Jeff Baker‘s feature in the Oregonian on Katherine Dunn is the kind of author profile I wish there were more of—a thoughtful, multisourced piece on a writer who truly deserves the long-form treatment (h/t Michael Schaub). Dunn’s most recent novel remains 1989’s brilliant Geek Love, and in the 20 years since she’s been busily writing about boxing, both as a journalist and a fiction writer. Her next novel is tentatively titled “Cut Man,” which will do further harm to her strange original plan to title her books:
“I was reading a lot of European history and I thought Attila the Hun had gotten a bad rap,” she said. “I had this notion that I would write books that over time would spell out ‘Attila.’ I had the A. That’s why the second book was called ‘Truck.’ I wrote a third book called ‘Toad’ that was rejected by my editor in a very ferocious fashion: ‘Nobody in this book is likable!’ Which was discouraging. But at that time I was already into a fourth novel … that would have been published, if it ever had been, as ‘Inquiry.’ So then I would have ATTI … In my ambitious days I even thought I would manage ‘Attila the Hun’ but at least I wanted ‘Attila.'”
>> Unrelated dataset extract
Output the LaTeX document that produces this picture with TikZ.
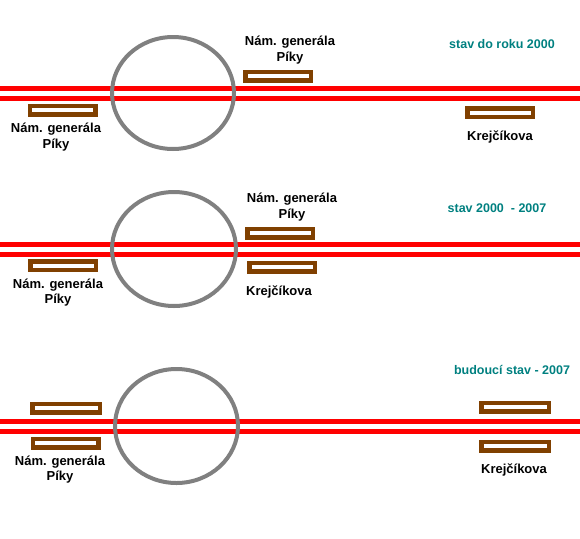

Her new book is a collection of her boxing journalism titled One Ring Circus. In June she talked to Guernica magazine about the book and the appeal of the sport:
I hope that it’s an invitation to non-boxing fans to take a look at this very peculiar subculture which is built on and devoted to violence, but has a remarkably friendly and often quite hilarious aspect to it. I think many people nowadays have very little access to information about boxing and so they’re left with Hollywood stereotypes, and I think that far too often that gives them the wrong idea. But I think boxing really is a contribution to human culture, in the sense that humans are the most dangerous predator—probably with the exception of a few microbes—and boxing is one of those forms that human society has developed. It’s a kind of stove to keep that fire safe and useful.